When thanking her, you could ask if it was expensive... this would give you an idea if she knew it was a fake or not. If they paid a lot for it not knowing, it would be better just to mention that you think it might be a fake and if she could bring it back while you are on a visit. If she paid a lot for it.... wouldn't be better to return it if possible and buy a real one?

If response gives you the idea that it was cheap, you know that your cousin bought a fake on purpose and you could hang it in your closet for accessories like ShimmaPuff mentioned.
 
Graciously accept it, thank your cousin, then do whatever you want with the bag.....you could say:
1. it got stolen
2. dog chewed it up
3. friend fell in love with it and HAD to have it
4. you left it at _______ and when you returned it was gone
5. you decided to donate it to "bags for charity"
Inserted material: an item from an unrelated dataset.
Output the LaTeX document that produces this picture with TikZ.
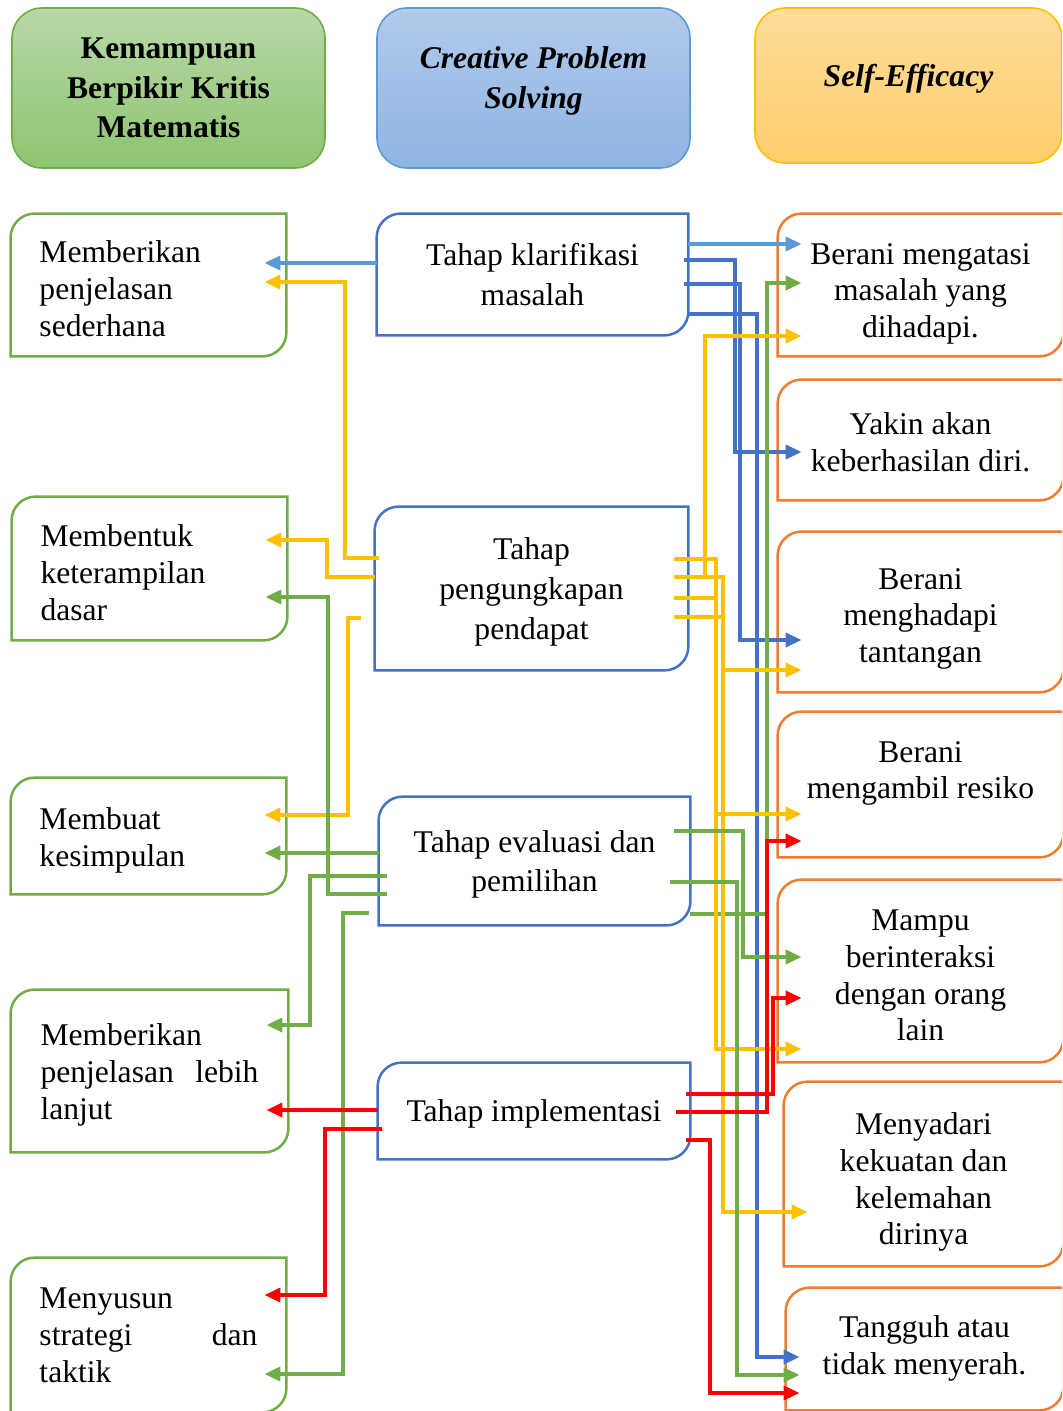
\documentclass[tikz,border=0pt]{standalone}
\usepackage{fontspec}
\setmainfont{Liberation Serif}
\usetikzlibrary{arrows.meta,calc}
\definecolor{grass}{RGB}{112,173,71}
\definecolor{royal}{RGB}{68,114,196}
\definecolor{sky}{RGB}{91,155,213}
\definecolor{tangerine}{RGB}{237,125,49}
\definecolor{gold}{RGB}{255,192,0}
\definecolor{scarlet}{RGB}{255,0,0}
\definecolor{grasstop}{RGB}{184,216,168}
\definecolor{grassbot}{RGB}{142,196,112}
\definecolor{skytop}{RGB}{178,202,235}
\definecolor{skybot}{RGB}{142,180,227}
\definecolor{goldtop}{RGB}{254,221,154}
\definecolor{goldbot}{RGB}{255,206,108}
\newcommand\hfont{\fontsize{15.8}{19.7}\selectfont\bfseries}
\tikzset{
  >={Triangle[length=8pt,width=7pt]},
  hdr/.style={draw=#1,line width=0.8pt,top color=#1top,bottom color=#1bot,rounded corners=15pt,
    minimum width=156.5pt,minimum height=80pt,align=center,font=\hfont},
  lbox/.style={minimum width=137.5pt,text width=109pt,align=left,text height=15pt,font=\fontsize{15.8}{18.5}\selectfont},
  mbox/.style={minimum width=155.5pt,align=center,text depth=-2pt,font=\fontsize{15.8}{19.8}\selectfont},
  rbox/.style={minimum width=142.5pt,align=center,text depth=0pt,font=\fontsize{15.8}{18.3}\selectfont},
  link/.style={->,line width=1.8pt,draw=#1},
  toL/.style={shorten >=-11pt},
  toR/.style={shorten >=-12pt},
  toRR/.style={shorten >=-7pt},
}
\begin{document}
\begin{tikzpicture}[x=0.5pt,y=-0.5pt]
\useasboundingbox (0,0) rectangle (1062,1411);
\clip (0,0) rectangle (1062,1411);
% column heads
\node[hdr=grass] (hk) at (168.5,88) {Kemampuan\\ Berpikir Kritis\\ Matematis};
\node[hdr=sky,text depth=10.5pt,font=\hfont\itshape] (hc) at (533.5,88) {Creative Problem\\ Solving};
\node[hdr=gold,minimum width=153.5pt,minimum height=77.5pt,text depth=10pt,font=\hfont\itshape] (hs) at (908.5,85.5) {Self-Efficacy};
% indicators
\node[lbox,minimum height=71pt] (l1) at (148.5,285) {Memberikan\\ penjelasan\\ sederhana};
\node[lbox,minimum height=71.5pt] (l2) at (149.5,568.5) {Membentuk\\ keterampilan\\ dasar};
\node[lbox,minimum height=58pt] (l3) at (148.5,836) {Membuat\\ kesimpulan};
\node[lbox,minimum width=138.5pt,minimum height=81pt] (l4) at (149.5,1071) {Memberikan\\ \makebox[109pt]{penjelasan\hfill lebih}\\ lanjut};
\node[lbox,minimum height=77pt,text height=11pt] (l5) at (148.5,1335) {Menyusun\\ \makebox[109pt]{strategi\hfill dan}\\ taktik};
% stages
\node[mbox,minimum height=60.5pt] (m1) at (532.5,274.5) {Tahap klarifikasi\\ masalah};
\node[mbox,minimum width=156.5pt,minimum height=81.5pt] (m2) at (531.5,588.5) {Tahap\\ pengungkapan\\ pendapat};
\node[mbox,minimum height=64pt] (m3) at (534.5,861) {Tahap evaluasi dan\\ pemilihan};
\node[mbox,minimum width=156pt,minimum height=48pt] (m4) at (534,1111) {Tahap implementasi};
% self-efficacy
\node[rbox,minimum height=71pt,text height=52.4pt] (r1) at (920.5,285) {Berani mengatasi\\ masalah yang\\ dihadapi.};
\node[rbox,minimum height=60pt,text height=31.1pt] (r2) at (920.5,440) {Yakin akan\\ keberhasilan diri.};
\node[rbox,minimum height=80pt,text height=50.4pt] (r3) at (920.5,612) {Berani\\ menghadapi\\ tantangan};
\node[rbox,minimum height=72.5pt,text depth=14.5pt] (r4) at (920.5,784.5) {Berani\\ mengambil resiko};
\node[rbox,minimum height=91pt,text height=69.7pt] (r5) at (920.5,971) {Mampu\\ berinteraksi\\ dengan orang\\ lain};
\node[rbox,minimum width=139.5pt,minimum height=92pt,text height=70.7pt] (r6) at (923.5,1174) {Menyadari\\ kekuatan dan\\ kelemahan\\ dirinya};
\node[rbox,minimum width=138.5pt,minimum height=61pt,text height=25.1pt] (r7) at (924.5,1349) {Tangguh atau\\ tidak menyerah.};
\foreach \n/\c in {l1/grass,l2/grass,l3/grass,l4/grass,l5/grass,m1/royal,m2/royal,m3/royal,m4/royal,
  r1/tangerine,r2/tangerine,r3/tangerine,r4/tangerine,r5/tangerine,r6/tangerine,r7/tangerine}
  \draw[\c,line width=1.25pt] (\n.south west) -- ([yshift=-12pt]\n.north west) arc[start angle=180,end angle=90,radius=12pt]
    -- (\n.north east) -- ([yshift=12pt]\n.south east) arc[start angle=0,end angle=-90,radius=12pt] -- cycle;
% links to the left
\draw[link=sky,toL] (m1.west|-0,263) -- (l1.east|-0,263);
\draw[link=gold,toL,shorten <=-2pt] (m2.west|-0,558) -- (345,558) -- (345,282) -- (l1.east|-0,282);
\draw[link=gold,toL] (m2.west|-0,577) -- (327,577) -- (327,540) -- (l2.east|-0,540);
\draw[link=gold,toL,shorten <=7pt] (m2.west|-0,618) -- (348,618) -- (348,815) -- (l3.east|-0,815);
\draw[link=grass,toL] (m3.west|-0,853) -- (l3.east|-0,853);
\draw[link=grass,toL,shorten <=-4pt] (m3.west|-0,876) -- (310,876) -- (310,1025) -- (l4.east|-0,1025);
\draw[link=grass,toL,shorten <=-4pt] (m3.west|-0,894) -- (328,894) -- (328,597) -- (l2.east|-0,597);
\draw[link=grass,toL,shorten <=5pt] (m3.west|-0,913) -- (343,913) -- (343,1374) -- (l5.east|-0,1374);
\draw[link=scarlet,toL] (m4.west|-0,1110) -- (l4.east|-0,1110);
\draw[link=scarlet,toL,shorten <=-2pt] (m4.west|-0,1129) -- (325,1129) -- (325,1295) -- (l5.east|-0,1295);
% links to the right
\draw[link=sky,toR] (m1.east|-0,244) -- (r1.west|-0,244);
\draw[link=royal,toR,shorten <=-2pt] (m1.east|-0,260) -- (735,260) -- (735,452) -- (r2.west|-0,452);
\draw[link=royal,toR,shorten <=-2pt] (m1.east|-0,284) -- (740,284) -- (740,640) -- (r3.west|-0,640);
\draw[link=royal,toRR] (m1.east|-0,314) -- (757,314) -- (757,1357) -- (r7.west|-0,1357);
\draw[link=grass,toR] (m3.east|-0,914) -- (767,914) -- (767,283) -- (r1.west|-0,283);
\draw[link=gold,toR,shorten <=-7pt] (m2.east|-0,577) -- (705,577) -- (705,336) -- (r1.west|-0,336);
\draw[link=gold,toR,shorten <=-7pt] (m2.east|-0,577) -- (723,577) -- (723,670) -- (r3.west|-0,670);
\draw[link=gold,toR,shorten <=-7pt] (m2.east|-0,598) -- (716,598) -- (716,814) -- (r4.west|-0,814);
\draw[link=gold,toR,shorten <=-7pt] (m2.east|-0,559) -- (716,559) -- (716,1049) -- (r5.west|-0,1049);
\draw[link=gold,toR,shorten <=-7pt] (m2.east|-0,617) -- (723,617) -- (723,1212) -- (r6.west|-0,1212);
\draw[link=grass,toR,shorten <=-8pt] (m3.east|-0,831) -- (743,831) -- (743,957) -- (r5.west|-0,957);
\draw[link=grass,toRR,shorten <=-10pt] (m3.east|-0,882) -- (737,882) -- (737,1375) -- (r7.west|-0,1375);
\draw[link=scarlet,toR,shorten <=-7pt] (m4.east|-0,1112) -- (767,1112) -- (767,841) -- (r4.west|-0,841);
\draw[link=scarlet,toR,shorten <=-2pt] (m4.east|-0,1094) -- (773,1094) -- (773,998) -- (r5.west|-0,998);
\draw[link=scarlet,toRR,shorten <=-2pt] (m4.east|-0,1140) -- (710,1140) -- (710,1393) -- (r7.west|-0,1393);
\end{tikzpicture}
\end{document}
I could go on and on, but you get the point....Good luck !!
 
i would just use it around her once or twice just to make her feel like her gift was appreciated. i have gotten fakes as gift before and i make sure the person who got it for me see me use it once. After that I just use "it's so beautiful that i don't want to over-use it or get it dirty"
 
I think its really up to you as to how far you want to take this lol. I know its put u in an awkward position. I would either tell her you didnt bring it because you only brought 1or2 etc bags and u didnt want to get that one ruined etc. Or this is what I would probably do.. why dont you just use the wallet, u dont have to even put anything in it, but that way you dont have to look at it, but if she asks u can bring it out, or u can conveniently bring it out a few times. That way she sees you are using it and everyone is happy?